In this task, you have to determine the minimum number of cameras needed to take the pictures after each of the acts. Note that the number of cameras needed may increase, decrease, or stay the same between acts.

Your task

Write a program that takes the following parameters initially:

  • N – the number of elephants. The elephants are numbered 0 through N-1.
  • L – the length of the segment captured by a single camera. You may assume that L is an integer such that 0 \le L \le 1\,000\,000\,000.
  • X – a one-dimensional array of integers representing the initial positions of the elephants. For 0 \le i < N, elephant i starts at the position \mathrm X[i]. The initial positions are in sorted order. More precisely, you may assume that 0 \le \mathrm X[0] \le \dots \le \mathrm X[N-1] \le 1\,000\,000\,000. Note that during the dance the elephants may reorder themselves.

Then, there will be M update calls, each consisting of the following parameters:

  • i – the number of the elephant that moves in the current act.
  • y – the position where the elephant i will stand after the current act. You may assume that y is an integer such that 0 \le y \le 1\,000\,000\,000. This procedure will be called multiple times. Each call corresponds to a single act (which follows on from all of the previous acts). Each call must return the minimum number of cameras needed to photograph all elephants after the corresponding act.

Example

Consider the case where N=4, L=10, and the initial positions of the elephants are X = \{10, 15, 17, 20\}.

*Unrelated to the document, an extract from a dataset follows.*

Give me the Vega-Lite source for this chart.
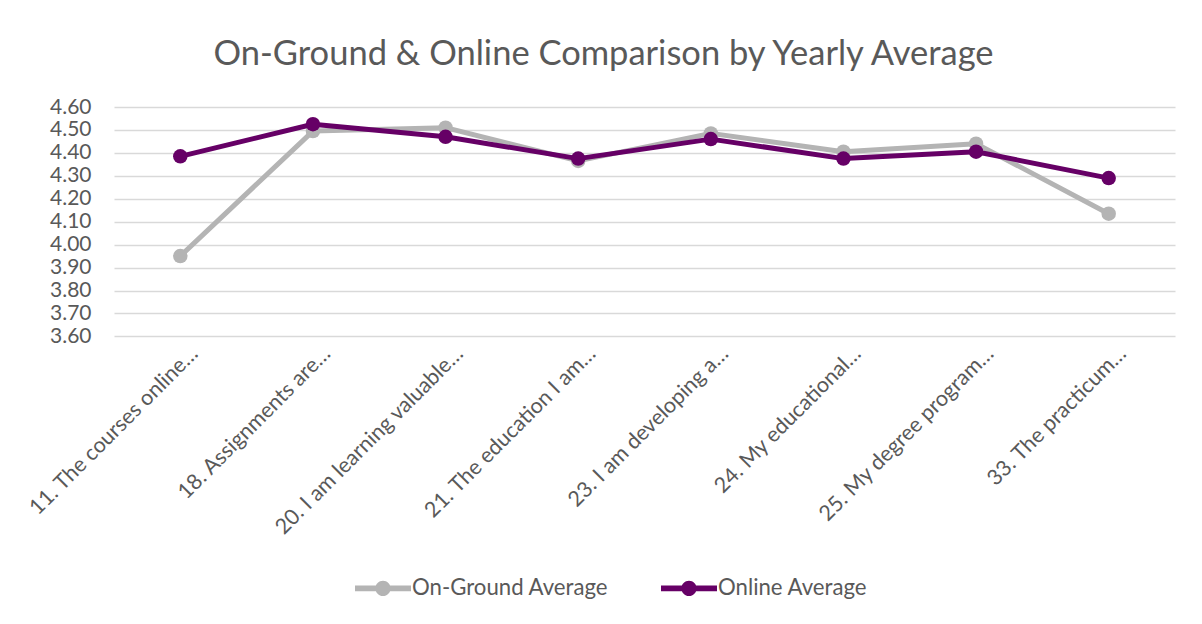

First, input will be consist of these parameters. Afterwards, there will be M update calls. Here is an example sequence of calls and their correct return values:

act call parameters output value
1 update(2,16) 1
2 update(1,25) 2
3 update(3,35) 2
4 update(0,38) 2
5 update(2,0) 3

Input Specification

  • Line 1: N, L, and M
  • Lines 2 to N+1: the initial positions; i.e., line k+2 contains \mathrm X[k] for 0 \le k < N.
  • Lines N+2 to N+M+1: information on M acts; i.e. line N+1+j contains \mathrm i[j] and \mathrm y[j], separated by a space, denoting that in the j^\text{th} act elephant \mathrm i[j] moves to position \mathrm y[j], for 1 \le j \le M.

Output Specification

Lines 1 to M: \mathrm s[j], the minimal number of cameras needed after the elephant moved in the j^\text{th} act for 1 \le j \le M.

Sample Input

4 10 5
10
15
17
20
2 16
1 25
3 35
0 38
2 0

Sample Output

1
2
2
2
3

Subtasks

Subtask 1 (10 points)
  • There are exactly N = 2 elephants.
  • Initially, and after each act, the positions of all elephants will be distinct.
  • Your procedure update will be called at most 100 times.
Subtask 2 (16 points)
  • 1 \le N \le 100.
  • Initially, and after each act, the positions of all elephants will be distinct.
  • Your procedure update will be called at most 100 times.
Subtask 3 (24 points)
  • 1 \le N \le 50\,000.
  • Initially, and after each act, the positions of all elephants will be distinct.
  • Your procedure update will be called at most 50\,000 times.
Subtask 4 (47 points)
  • 1 \le N \le 70\,000.
  • Elephants may share the same position.
  • Your procedure update will be called at most 70\,000 times.
Subtask 5 (3 points)
  • 1 \le N \le 150\,000.
  • Elephants may share the same position.
  • Your procedure update will be called at most 150\,000 times.
  • Note: The collection templates in the C++ Standard Library (STL) can be slow; in particular, it might not be possible to solve subtask 5 if you use them.